We have lost our focus, but it did not happen overnight… Down deep within there is a silence that is choking us… In that silence we know, as people of the Jesus-Way, we are guilty for contributing our share while Christmas has been slowly turned into a quick fix for a short lived happiness, peace, and love. We have allowed Hallmark to remove Jesus and replace him with this fuzzy warm feeling spirit named "Christmas"… Everybody’s talking about the spirit of Christmas nowadays, but nobody dares to say, “you cannot have this spirit without Jesus.”
The coming of Christ into our world was not a fuzzy event… It brought suffering, pain and murder… Mary was ostracized for having an out-of-wedlock child… They were poor and had no place to give birth to the baby, and possibly scores if not more children were murdered for the sake of this baby by Herod!
Somehow it is easier to go along with the status quo for the sake of appearances then acknowledging what must be done to truly honor the Christ Child. Yet, the good news of Advent is that God is faithful. There is sufficient grace to journey in the desert to discover the real beauty, joy, peace and love of the One who calls us to go beyond our darkness into the light.
Our God is not an instant God. We cannot put God in the microwave… It won’t work…
Advent is a desert… a desert of fasting, repentance, returning to the Lord… and allowing God to restore our broken lives…building back an intimate relationship with Jesus, instead of providing an instant fix… allowing the God of the Covenant, the Lord of hosts, Yahweh the Redeemer back into our hearts? Advent is a desert of fire...
My favorite Advent text comes from Malachi 2:17-3:6… which speaks to the desert of Advent… God comes like a refiner’s fire -- a refiner and purifier of silver and gold. God will refine us but we must allow the process…
Refining is a long and difficult process. The metal from a solid is first melted into a liquid state and then rendered pure by removing the unwanted particles. This process must be repeated many times as the silver or gold may have many impurities in its solid state. When the refining is finally complete, the pure metal finally emerges. We are the precious metals of silver and gold in God's eyes, yet we have many impurities. God works gently and with love within and among us to remove those impurities, so that we may emerge.

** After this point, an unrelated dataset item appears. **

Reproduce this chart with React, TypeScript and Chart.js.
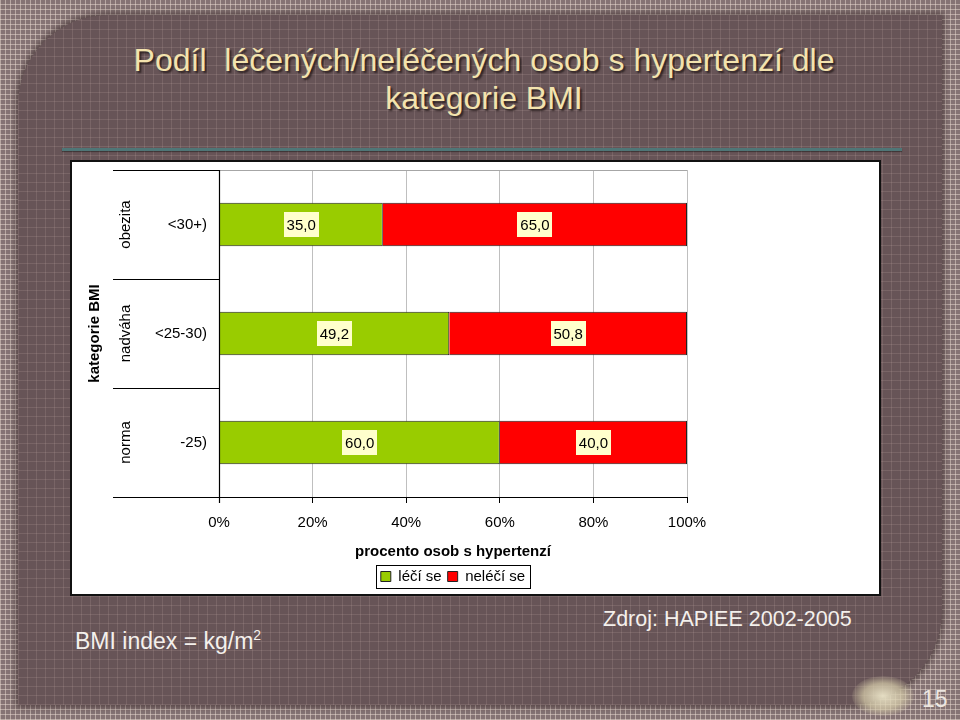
import React, { useEffect, useRef } from "react";
import { Chart, registerables } from "chart.js";
Chart.register(...registerables);

const categories = ["obezita", "nadváha", "norma"];
const ranges = ["<30+)", "<25-30)", "-25)"];
const treated = [35.0, 49.2, 60.0];
const untreated = [65.0, 50.8, 40.0];
const seriesNames = ["léčí se", "neléčí se"];
const seriesColors = ["#99CC00", "#FF0000"];
const groupTitle = "kategorie BMI";
const xAxisTitle = "procento osob s hypertenzí";
const titleLines = ["Podíl  léčených/neléčených osob s hypertenzí dle", "kategorie BMI"];

const FONT = "'Liberation Sans', Arial, Helvetica, sans-serif";

const framePlugin = {
  id: "frame",
  afterDatasetsDraw(chart: any) {
    const { ctx, chartArea: a } = chart;
    const n = categories.length;
    const band = (a.bottom - a.top) / n;
    const sepLeft = a.left - 106;
    ctx.save();
    ctx.lineWidth = 1;
    ctx.strokeStyle = "#a6a6a6";
    ctx.beginPath();
    ctx.moveTo(a.left, a.top + 0.5);
    ctx.lineTo(a.right, a.top + 0.5);
    ctx.stroke();
    ctx.strokeStyle = "#000";
    ctx.lineWidth = 1.2;
    for (let i = 0; i <= n; i++) {
      const yy = Math.round(a.top + i * band) + 0.5;
      ctx.beginPath();
      ctx.moveTo(sepLeft, yy);
      ctx.lineTo(i === n ? a.right : a.left, yy);
      ctx.stroke();
    }
    ctx.beginPath();
    ctx.moveTo(a.left + 0.5, a.top);
    ctx.lineTo(a.left + 0.5, a.bottom + 6);
    ctx.stroke();
    ctx.fillStyle = "#000";
    ctx.font = `15px ${FONT}`;
    ctx.textBaseline = "middle";
    for (let i = 0; i < n; i++) {
      const cy = a.top + (i + 0.5) * band;
      ctx.textAlign = "right";
      ctx.fillText(ranges[i], a.left - 12, cy);
      ctx.save();
      ctx.translate(a.left - 93, cy);
      ctx.rotate(-Math.PI / 2);
      ctx.textAlign = "center";
      ctx.fillText(categories[i], 0, 0);
      ctx.restore();
    }
    ctx.save();
    ctx.font = `bold 15px ${FONT}`;
    ctx.translate(a.left - 124, (a.top + a.bottom) / 2);
    ctx.rotate(-Math.PI / 2);
    ctx.textAlign = "center";
    ctx.fillText(groupTitle, 0, 0);
    ctx.restore();
    ctx.font = `15px ${FONT}`;
    chart.data.datasets.forEach((ds: any, di: number) => {
      const meta = chart.getDatasetMeta(di);
      meta.data.forEach((el: any, i: number) => {
        const p = el.getProps(["x", "base", "y"], true);
        const cx = (p.x + p.base) / 2;
        const txt = Number(ds.data[i]).toFixed(1).replace(".", ",");
        const w = ctx.measureText(txt).width + 6;
        const h = 25;
        ctx.fillStyle = "#FFFFCC";
        ctx.fillRect(Math.round(cx - w / 2), Math.round(p.y - h / 2), Math.round(w), h);
        ctx.fillStyle = "#000";
        ctx.textAlign = "center";
        ctx.fillText(txt, cx, p.y + 1);
      });
    });
    const lg = chart.legend;
    if (lg && lg.legendHitBoxes && lg.legendHitBoxes.length) {
      let x0 = Infinity, y0 = Infinity, x1 = -Infinity, y1 = -Infinity;
      lg.legendHitBoxes.forEach((b: any) => {
        x0 = Math.min(x0, b.left);
        y0 = Math.min(y0, b.top);
        x1 = Math.max(x1, b.left + b.width);
        y1 = Math.max(y1, b.top + b.height);
      });
      ctx.strokeStyle = "#000";
      ctx.lineWidth = 1;
      ctx.strokeRect(Math.round(x0 - 5) + 0.5, Math.round(y0 - 4) + 0.5, Math.round(x1 - x0 + 10), Math.round(y1 - y0 + 8));
    }
    ctx.restore();
  },
};

function BarChart() {
  const ref = useRef<HTMLCanvasElement>(null);
  useEffect(() => {
    const c = new Chart(ref.current as HTMLCanvasElement, {
      type: "bar",
      data: {
        labels: categories,
        datasets: [
          { label: seriesNames[0], data: treated, backgroundColor: seriesColors[0], borderColor: "#222", borderWidth: 1, categoryPercentage: 1, barPercentage: 0.4 },
          { label: seriesNames[1], data: untreated, backgroundColor: seriesColors[1], borderColor: "#222", borderWidth: 1, categoryPercentage: 1, barPercentage: 0.4 },
        ],
      },
      options: {
        indexAxis: "y",
        animation: false,
        responsive: false,
        maintainAspectRatio: false,
        layout: { padding: { left: 147, right: 192, top: 8, bottom: 0 } },
        scales: {
          x: {
            stacked: true,
            min: 0,
            max: 100,
            border: { display: false },
            grid: { color: "#bfbfbf", tickColor: "#000", tickLength: 6, drawTicks: true },
            ticks: { stepSize: 20, color: "#000", font: { family: FONT, size: 15 }, padding: 11, callback: (v: any) => v + "%" },
            title: { display: true, text: xAxisTitle, color: "#000", font: { family: FONT, size: 15, weight: "bold" }, padding: { top: 0, bottom: 2 } },
          },
          y: { stacked: true, display: false },
        },
        plugins: {
          legend: {
            position: "bottom",
            fullSize: false,
            labels: { boxWidth: 10, boxHeight: 10, color: "#000", font: { family: FONT, size: 15 }, padding: 6 },
          },
          tooltip: { enabled: false },
          title: { display: false },
        },
      },
      plugins: [framePlugin],
    } as any);
    return () => c.destroy();
  }, []);
  return <canvas ref={ref} width={807} height={432} style={{ display: "block", width: 807, height: 432 }} />;
}

export default function App() {
  const outerGrid =
    "repeating-linear-gradient(0deg, rgba(235,220,210,0.5) 0 1px, transparent 1px 5px), repeating-linear-gradient(90deg, rgba(235,220,210,0.5) 0 1px, transparent 1px 5px)";
  const innerGrid =
    "repeating-linear-gradient(0deg, rgba(200,175,170,0.18) 0 1px, transparent 1px 9px), repeating-linear-gradient(90deg, rgba(200,175,170,0.18) 0 1px, transparent 1px 9px)";
  return (
    <div style={{ position: "fixed", left: 0, top: 0, width: 960, height: 720, overflow: "hidden", background: "#857374", backgroundImage: outerGrid, fontFamily: FONT }}>
      <div style={{ position: "absolute", left: 18, top: 15, width: 924, height: 690, background: "#675457", backgroundImage: innerGrid, borderRadius: "90px 0 95px 0", boxShadow: "0 0 6px 2px rgba(40,25,25,0.55)" }} />
      <div style={{ position: "absolute", left: 4, width: 960, top: 41, textAlign: "center", color: "#F3E3AE", fontSize: 32, lineHeight: "38px", textShadow: "2px 2px 2px rgba(30,20,20,0.8)" }}>
        <div style={{ whiteSpace: "pre" }}>{titleLines[0]}</div>
        <div>{titleLines[1]}</div>
      </div>
      <div style={{ position: "absolute", left: 62, top: 148, width: 840, height: 3, background: "#4f7677", boxShadow: "0 1px 1px rgba(20,20,20,0.5)" }} />
      <div style={{ position: "absolute", left: 70, top: 160, width: 811, height: 436, boxSizing: "border-box", border: "2px solid #111", background: "#fff" }}>
        <BarChart />
      </div>
      <div style={{ position: "absolute", left: 75, top: 627, color: "#F4F0EC", fontSize: 23 }}>
        BMI index = kg/m<sup style={{ fontSize: 14 }}>2</sup>
      </div>
      <div style={{ position: "absolute", left: 603, top: 607, color: "#F4F0EC", fontSize: 21.5 }}>Zdroj: HAPIEE 2002-2005</div>
      <div style={{ position: "absolute", left: 852, top: 676, width: 62, height: 40, borderRadius: "50%", background: "radial-gradient(ellipse at center, rgba(235,228,200,0.95) 0%, rgba(215,205,170,0.7) 45%, rgba(200,190,160,0) 75%)" }} />
      <div style={{ position: "absolute", left: 922, top: 686, color: "#ECE6E0", fontSize: 23 }}>15</div>
    </div>
  );
}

Who are we? We are the ones who carry God’s innocence and goodness in our deepest beings. As we emerge, we learn to claim that innocence and goodness within us. They belong to the deepest self. In the book, The Cloud of Unknowing, the author reminds us that "God beholds with God’s merciful eyes, not what we are, nor what we have been, but only what we would be." Isn’t this wonderful? God refines us only thinking by what we would be ... And this requires time, waiting, and repentance. It cannot be done in an instant.
Waiting in the desert of Advent involves an openness to God who has not abandoned us, but as One who speaks the Word in the power of silence, creates out of nothingness, raises the dead from the tomb, and brings new birth from the womb.
Waiting in the desert of Advent calls us to the creative anxiety of not having, not seeing, not knowing. To touch God who is the ultimate Mystery, we are invited to leave “me” of self and journey in the desert waiting for the Mystery, listening to the Holy Fire who is coming to purify us?
Do we wait for God to speak to us in the Mystery? Or do we already know what God is going to say before it is even uttered! When we journey in the desert with "me" of self in mind, we will end up in a world of our own making filled with only the boredom and despair of our empty self.
I believe in this desert of Advent, in the purification… in what is emerging… I believe we are called to the desert of Advent -- into risk-taking, stepping beyond the "me-centered-ness" into the mystery of the "Unknown"!
God is coming as the Christ child; I am journeying in the desert. Still I am so preoccupied with the busyness as well as business of a pastor's work, so burdened by the loneliness, isolation and despair of others, that my heart has been overwhelmed by a sadness preventing me to move forward.
In these moments I always remember the last lines of the movie Proof. Catherine is speaking, "How many days have I lost? How can I get back to the place where I started? I'm outside a house. Trying to find my way in. But it is locked and the blinds are down. And I've lost the key. And I can't remember what the rooms look like or where I put anything. And if I dare go in inside. I wonder... will I ever be able to find my way out?"
Then I remember the promise of Christ, "Lo I am always with you to the end of the age." So I continue the journey in the desert towards the place of innocence and goodness -- the place where Jesus dwells. In that place I am loved and forgiven... I am not afraid. I trust. I am simply where I am, listening, seeing, touching ... always sure that I am not alone but with Jesus who beholds me as his beloved.